Post-Mortem

This was not a good day two thousand-ish years ago, and that is grossly understated. It was certainly not a Good Friday.

Their world had just been blown apart.

Everything they knew for the last three years has lost its hinge-pin. Death can do that, brutal death will do that more, it has a way of destroying every hope in you; it will strip you of your ‘why-a-bouts’ and void your reason without asking your permission or giving you advance warning.

Their reason for being, hoping, dreaming, future, for winning, was just gone. Gone. Gone!

They were terrorized. So, as friends, were trying to regroup and had gotten back together, loosely together, but now what?

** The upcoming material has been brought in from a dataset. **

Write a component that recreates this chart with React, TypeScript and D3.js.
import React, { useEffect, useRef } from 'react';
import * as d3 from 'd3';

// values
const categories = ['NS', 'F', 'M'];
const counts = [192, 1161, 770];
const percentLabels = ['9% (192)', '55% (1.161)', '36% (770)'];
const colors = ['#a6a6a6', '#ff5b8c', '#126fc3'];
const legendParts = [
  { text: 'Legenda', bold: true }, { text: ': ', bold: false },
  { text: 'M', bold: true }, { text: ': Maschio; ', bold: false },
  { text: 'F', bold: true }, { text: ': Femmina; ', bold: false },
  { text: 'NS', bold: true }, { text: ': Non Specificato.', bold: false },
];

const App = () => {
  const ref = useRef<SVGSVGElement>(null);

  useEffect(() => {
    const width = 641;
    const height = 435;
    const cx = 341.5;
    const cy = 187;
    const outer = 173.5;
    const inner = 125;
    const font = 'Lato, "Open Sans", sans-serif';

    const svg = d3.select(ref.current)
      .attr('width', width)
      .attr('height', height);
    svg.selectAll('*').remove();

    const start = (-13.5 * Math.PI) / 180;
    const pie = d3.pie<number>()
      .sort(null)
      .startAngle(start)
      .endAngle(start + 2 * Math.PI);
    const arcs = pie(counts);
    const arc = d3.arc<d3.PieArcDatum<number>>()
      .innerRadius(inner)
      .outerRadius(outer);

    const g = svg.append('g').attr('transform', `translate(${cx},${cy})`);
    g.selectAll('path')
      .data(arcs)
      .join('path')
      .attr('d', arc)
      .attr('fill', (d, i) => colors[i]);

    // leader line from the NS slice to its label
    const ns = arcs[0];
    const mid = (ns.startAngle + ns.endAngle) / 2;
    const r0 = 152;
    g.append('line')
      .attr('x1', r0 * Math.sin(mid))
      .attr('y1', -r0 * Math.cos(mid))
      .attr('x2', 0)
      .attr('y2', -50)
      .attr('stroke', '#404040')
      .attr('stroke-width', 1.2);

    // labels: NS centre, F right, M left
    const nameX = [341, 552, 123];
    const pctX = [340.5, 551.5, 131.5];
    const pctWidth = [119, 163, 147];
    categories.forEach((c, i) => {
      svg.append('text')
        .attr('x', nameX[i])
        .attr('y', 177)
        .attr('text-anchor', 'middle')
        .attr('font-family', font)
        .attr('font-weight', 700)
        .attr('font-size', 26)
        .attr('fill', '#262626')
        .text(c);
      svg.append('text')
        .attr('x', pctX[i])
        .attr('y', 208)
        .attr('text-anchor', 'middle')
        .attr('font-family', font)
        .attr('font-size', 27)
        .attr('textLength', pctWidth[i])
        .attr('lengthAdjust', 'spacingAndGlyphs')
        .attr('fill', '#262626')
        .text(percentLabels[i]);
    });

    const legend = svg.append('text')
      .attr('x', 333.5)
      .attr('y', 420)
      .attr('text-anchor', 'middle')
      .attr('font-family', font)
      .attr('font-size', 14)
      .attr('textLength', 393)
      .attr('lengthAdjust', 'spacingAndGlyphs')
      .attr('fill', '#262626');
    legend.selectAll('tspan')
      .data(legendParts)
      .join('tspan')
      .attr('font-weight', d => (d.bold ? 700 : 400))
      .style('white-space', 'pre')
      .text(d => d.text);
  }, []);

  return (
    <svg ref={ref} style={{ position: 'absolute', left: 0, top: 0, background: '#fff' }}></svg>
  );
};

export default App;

Would they be next? Who… would be next?

Peter, who usually had all the answers, was uncommonly silent, vacantly silent.

What in the world just happened? How could this happen?

Someone had provided some food, but nobody wanted to eat. Their system couldn’t consume one more thing.

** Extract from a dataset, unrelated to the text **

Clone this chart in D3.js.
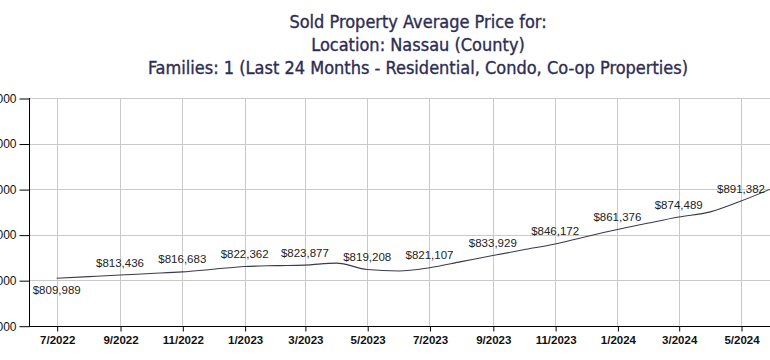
<!DOCTYPE html>
<html>
<head>
<meta charset="utf-8">
<script src="https://cdn.jsdelivr.net/npm/d3@7"></script>
<style>
  html, body { margin: 0; padding: 0; background: #fff; overflow: hidden; }
  svg { display: block; }
</style>
</head>
<body>
<svg id="chart" width="770" height="360"></svg>
<script>
// ---- data ----
const titleLines = [
  "Sold Property Average Price for:",
  "Location: Nassau (County)",
  "Families: 1 (Last 24 Months - Residential, Condo, Co-op Properties)"
];
const months = [
  "2022-07","2022-08","2022-09","2022-10","2022-11","2022-12",
  "2023-01","2023-02","2023-03","2023-04","2023-05","2023-06",
  "2023-07","2023-08","2023-09","2023-10","2023-11","2023-12",
  "2024-01","2024-02","2024-03","2024-04","2024-05","2024-06"
];
const avgPrice = [
  809989, 811700, 813436, 815000, 816683, 819500,
  822362, 823300, 823877, 826000, 819208, 817700,
  821107, 827500, 833929, 840000, 846172, 853800,
  861376, 868300, 874489, 880000, 891382, 905000
];
const xTickLabels = ["7/2022","9/2022","11/2022","1/2023","3/2023","5/2023",
                     "7/2023","9/2023","11/2023","1/2024","3/2024","5/2024"];
const yTickValues = [760000, 808000, 856000, 904000, 952000, 1000000];

// ---- layout ----
const W = 770, H = 360;
const plotLeft = 29, plotTop = 98, plotBottom = 325.7, plotRight = 800;
const parseM = d3.timeParse("%Y-%m");
const data = months.map((m, i) => ({ date: parseM(m), value: avgPrice[i], i }));
const tickDates = xTickLabels.map(s => d3.timeParse("%m/%Y")(s));

const x = d3.scaleTime()
  .domain([tickDates[0], tickDates[tickDates.length - 1]])
  .range([56.7, 741]);
const y = d3.scaleLinear()
  .domain([yTickValues[0], yTickValues[yTickValues.length - 1]])
  .range([plotBottom, plotTop]);

const svg = d3.select("#chart");
svg.append("rect").attr("width", W).attr("height", H).attr("fill", "#fff");

// title
svg.append("g").selectAll("text").data(titleLines).join("text")
  .attr("x", 418)
  .attr("y", (d, i) => 28 + i * 23)
  .attr("text-anchor", "middle")
  .attr("font-family", "'DejaVu Sans Condensed', 'DejaVu Sans', sans-serif")
  .attr("font-size", 18)
  .attr("fill", "#2d2d55")
  .attr("stroke", "#2d2d55")
  .attr("stroke-width", 0.35)
  .text(d => d);

// gridlines
const grid = svg.append("g").attr("stroke", "#c9c9c9").attr("stroke-width", 1);
grid.selectAll("line.h").data(yTickValues).join("line")
  .attr("x1", plotLeft).attr("x2", plotRight)
  .attr("y1", d => Math.round(y(d)) + 0.5).attr("y2", d => Math.round(y(d)) + 0.5);
grid.selectAll("line.v").data(tickDates).join("line")
  .attr("y1", plotTop).attr("y2", plotBottom)
  .attr("x1", d => Math.round(x(d)) + 0.5).attr("x2", d => Math.round(x(d)) + 0.5);

// x axis
const xAxis = d3.axisBottom(x)
  .tickValues(tickDates)
  .tickSize(5)
  .tickPadding(4)
  .tickFormat((d, i) => xTickLabels[i]);
const gx = svg.append("g")
  .attr("transform", `translate(0.5,${Math.round(plotBottom) + 0.5})`)
  .call(xAxis);
gx.select(".domain").remove();
gx.selectAll("line").attr("stroke", "#000");
gx.selectAll("text")
  .attr("font-family", "'Liberation Sans', Arial, sans-serif")
  .attr("font-weight", "bold")
  .attr("font-size", 11.5)
  .attr("fill", "#111");
svg.append("line")
  .attr("x1", plotLeft).attr("x2", plotRight)
  .attr("y1", Math.round(plotBottom) + 0.5).attr("y2", Math.round(plotBottom) + 0.5)
  .attr("stroke", "#000");

// y axis
const yAxis = d3.axisLeft(y)
  .tickValues(yTickValues)
  .tickSize(10)
  .tickPadding(3)
  .tickFormat(d3.format("$,"));
const gy = svg.append("g")
  .attr("transform", `translate(${plotLeft + 0.5},0.5)`)
  .call(yAxis);
gy.select(".domain").remove();
gy.selectAll("line").attr("stroke", "#000");
gy.selectAll("text")
  .attr("font-family", "'Liberation Sans', Arial, sans-serif")
  .attr("font-size", 12)
  .attr("fill", "#111");
svg.append("line")
  .attr("x1", plotLeft + 0.5).attr("x2", plotLeft + 0.5)
  .attr("y1", plotTop).attr("y2", Math.round(plotBottom) + 0.5)
  .attr("stroke", "#000");

// line
const line = d3.line()
  .x(d => x(d.date))
  .y(d => y(d.value))
  .curve(d3.curveMonotoneX);
svg.append("path")
  .datum(data)
  .attr("d", line)
  .attr("fill", "none")
  .attr("stroke", "#3a3a4e")
  .attr("stroke-width", 1.1);

// data labels (every other month)
const fmt = d3.format("$,");
svg.append("g").selectAll("text")
  .data(data.filter(d => d.i % 2 === 0))
  .join("text")
  .attr("x", d => x(d.date))
  .attr("y", d => d.i === 0 ? y(d.value) + 16 : y(d.value) - 8.5)
  .attr("text-anchor", "middle")
  .attr("font-family", "'Liberation Sans', Arial, sans-serif")
  .attr("font-size", 11.5)
  .attr("fill", "#222")
  .text(d => fmt(d.value));
</script>
</body>
</html>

Previously they thought. No, they knew things were going to change. They knew things would soon be very different, but this different? Not this kind of different.

Confidence and excitement were now just a blur replaced by angst and fear. They could vaguely recollect some things said, but it was mumbled in their heads with far-off interior voices.

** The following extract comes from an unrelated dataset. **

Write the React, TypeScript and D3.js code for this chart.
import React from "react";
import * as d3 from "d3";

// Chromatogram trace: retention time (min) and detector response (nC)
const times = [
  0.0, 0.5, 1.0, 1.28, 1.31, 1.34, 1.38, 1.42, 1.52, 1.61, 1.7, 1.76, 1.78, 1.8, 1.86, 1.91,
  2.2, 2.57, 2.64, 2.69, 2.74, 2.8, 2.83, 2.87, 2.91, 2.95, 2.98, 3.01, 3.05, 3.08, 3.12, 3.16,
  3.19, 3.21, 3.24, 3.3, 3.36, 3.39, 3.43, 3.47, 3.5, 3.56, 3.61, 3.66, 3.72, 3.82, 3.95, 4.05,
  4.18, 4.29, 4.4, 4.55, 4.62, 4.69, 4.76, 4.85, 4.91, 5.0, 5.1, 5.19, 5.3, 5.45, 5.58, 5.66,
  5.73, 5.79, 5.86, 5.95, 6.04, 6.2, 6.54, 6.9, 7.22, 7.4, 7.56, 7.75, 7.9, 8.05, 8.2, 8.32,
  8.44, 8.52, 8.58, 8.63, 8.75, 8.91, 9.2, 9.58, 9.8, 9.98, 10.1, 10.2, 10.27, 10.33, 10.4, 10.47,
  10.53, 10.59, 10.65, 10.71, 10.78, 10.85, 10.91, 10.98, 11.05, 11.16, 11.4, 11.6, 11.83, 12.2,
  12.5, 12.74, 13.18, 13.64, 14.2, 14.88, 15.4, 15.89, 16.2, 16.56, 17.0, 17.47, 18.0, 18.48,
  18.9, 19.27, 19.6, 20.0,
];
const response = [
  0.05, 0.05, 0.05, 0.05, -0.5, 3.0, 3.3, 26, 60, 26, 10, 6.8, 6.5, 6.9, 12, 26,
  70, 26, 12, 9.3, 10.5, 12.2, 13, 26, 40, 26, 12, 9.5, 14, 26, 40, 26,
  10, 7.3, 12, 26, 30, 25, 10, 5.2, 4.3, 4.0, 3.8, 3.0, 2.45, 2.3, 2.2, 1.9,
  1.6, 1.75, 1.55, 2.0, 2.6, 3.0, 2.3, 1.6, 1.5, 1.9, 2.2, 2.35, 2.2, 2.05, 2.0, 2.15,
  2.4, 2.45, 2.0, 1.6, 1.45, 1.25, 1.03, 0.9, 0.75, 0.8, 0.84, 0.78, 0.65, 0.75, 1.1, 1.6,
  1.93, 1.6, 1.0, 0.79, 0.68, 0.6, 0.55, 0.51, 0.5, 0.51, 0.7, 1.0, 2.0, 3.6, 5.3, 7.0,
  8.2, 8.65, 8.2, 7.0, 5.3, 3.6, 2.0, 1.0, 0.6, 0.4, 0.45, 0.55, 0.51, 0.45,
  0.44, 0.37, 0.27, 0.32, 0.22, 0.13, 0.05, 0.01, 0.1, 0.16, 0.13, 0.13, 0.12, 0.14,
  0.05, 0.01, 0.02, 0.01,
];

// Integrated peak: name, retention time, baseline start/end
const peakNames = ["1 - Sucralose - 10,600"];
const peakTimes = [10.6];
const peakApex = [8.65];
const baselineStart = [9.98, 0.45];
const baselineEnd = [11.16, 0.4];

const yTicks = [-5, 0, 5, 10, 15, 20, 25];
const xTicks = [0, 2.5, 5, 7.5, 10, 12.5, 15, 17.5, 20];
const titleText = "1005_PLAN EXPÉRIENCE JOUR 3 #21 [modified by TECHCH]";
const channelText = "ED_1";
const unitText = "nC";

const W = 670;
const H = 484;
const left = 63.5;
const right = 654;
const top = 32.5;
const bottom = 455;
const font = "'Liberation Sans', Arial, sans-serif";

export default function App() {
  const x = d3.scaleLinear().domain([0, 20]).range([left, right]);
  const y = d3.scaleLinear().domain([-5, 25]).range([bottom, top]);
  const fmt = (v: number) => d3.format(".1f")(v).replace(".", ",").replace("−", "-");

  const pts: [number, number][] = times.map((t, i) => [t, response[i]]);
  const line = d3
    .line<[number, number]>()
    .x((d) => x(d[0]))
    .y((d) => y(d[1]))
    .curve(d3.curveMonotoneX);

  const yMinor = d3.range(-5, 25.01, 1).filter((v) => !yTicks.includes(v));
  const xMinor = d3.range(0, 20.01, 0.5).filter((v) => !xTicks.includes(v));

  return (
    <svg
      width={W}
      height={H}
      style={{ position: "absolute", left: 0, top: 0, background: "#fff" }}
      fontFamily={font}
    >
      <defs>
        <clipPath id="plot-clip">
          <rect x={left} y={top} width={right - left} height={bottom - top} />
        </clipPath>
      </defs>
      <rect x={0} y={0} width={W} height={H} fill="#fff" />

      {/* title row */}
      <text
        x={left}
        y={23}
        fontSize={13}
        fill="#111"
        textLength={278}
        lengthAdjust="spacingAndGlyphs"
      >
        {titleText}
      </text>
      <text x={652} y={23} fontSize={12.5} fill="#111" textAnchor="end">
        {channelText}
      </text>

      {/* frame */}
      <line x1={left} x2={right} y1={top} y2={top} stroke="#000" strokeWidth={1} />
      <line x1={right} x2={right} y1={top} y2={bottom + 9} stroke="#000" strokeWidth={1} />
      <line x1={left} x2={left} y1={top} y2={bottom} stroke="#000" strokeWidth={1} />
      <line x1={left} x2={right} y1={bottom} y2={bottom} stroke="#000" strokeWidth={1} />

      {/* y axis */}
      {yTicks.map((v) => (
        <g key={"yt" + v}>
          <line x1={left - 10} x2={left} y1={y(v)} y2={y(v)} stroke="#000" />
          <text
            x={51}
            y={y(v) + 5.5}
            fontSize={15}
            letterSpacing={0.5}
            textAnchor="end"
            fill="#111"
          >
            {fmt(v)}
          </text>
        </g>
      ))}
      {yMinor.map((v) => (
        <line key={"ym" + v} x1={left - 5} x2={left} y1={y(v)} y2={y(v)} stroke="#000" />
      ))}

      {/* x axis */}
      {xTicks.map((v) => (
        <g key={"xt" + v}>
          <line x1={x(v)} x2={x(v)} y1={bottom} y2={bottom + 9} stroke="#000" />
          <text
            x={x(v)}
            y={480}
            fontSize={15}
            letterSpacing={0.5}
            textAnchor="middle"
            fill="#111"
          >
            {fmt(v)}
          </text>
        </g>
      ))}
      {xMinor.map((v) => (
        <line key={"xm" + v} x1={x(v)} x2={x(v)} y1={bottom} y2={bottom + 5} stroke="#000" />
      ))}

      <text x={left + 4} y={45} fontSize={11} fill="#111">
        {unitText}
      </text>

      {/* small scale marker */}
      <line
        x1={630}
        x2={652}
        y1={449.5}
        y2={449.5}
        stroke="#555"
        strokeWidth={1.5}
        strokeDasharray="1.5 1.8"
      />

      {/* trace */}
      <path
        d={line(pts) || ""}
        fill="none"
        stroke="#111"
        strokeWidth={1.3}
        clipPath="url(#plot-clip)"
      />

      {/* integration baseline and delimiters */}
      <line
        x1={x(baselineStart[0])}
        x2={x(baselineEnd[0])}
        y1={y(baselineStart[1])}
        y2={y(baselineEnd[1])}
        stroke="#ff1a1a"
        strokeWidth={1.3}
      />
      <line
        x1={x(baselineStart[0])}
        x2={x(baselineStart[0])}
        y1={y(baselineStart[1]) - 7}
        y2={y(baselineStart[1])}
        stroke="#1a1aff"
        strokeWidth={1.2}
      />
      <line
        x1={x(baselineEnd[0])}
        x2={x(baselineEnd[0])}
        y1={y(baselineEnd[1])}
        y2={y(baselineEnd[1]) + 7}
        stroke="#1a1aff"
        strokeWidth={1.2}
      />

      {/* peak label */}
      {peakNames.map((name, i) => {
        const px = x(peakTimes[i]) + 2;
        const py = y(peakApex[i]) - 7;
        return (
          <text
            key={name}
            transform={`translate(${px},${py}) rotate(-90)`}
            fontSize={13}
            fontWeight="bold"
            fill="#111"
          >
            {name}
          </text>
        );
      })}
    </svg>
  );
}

Who, what, when, why, how? These cycling questions wouldn’t stop. They wouldn’t stop queuing in their brains.

As they looked over at each other, the ‘connection line’ began to thin. Their reason for being ‘with him’ ‘with her’ was gone. Common ground was now starting to have the appearance of foreign soil. Would they still be friends? Could they get through this? Did they even care anymore? Was being here with ‘them’ even safe?

Phrases like; ‘I hoped,’ ‘I knew,’ ‘I couldn’t wait,’ ‘did you see it when?’ ‘He healed him,’ ‘Oh and look. Lazarus, back from the grave!’ These phrases exited their mouths with almost every exhale.

This was a house of confusion, a house of mourning.

This was Friday, but it didn’t feel Good.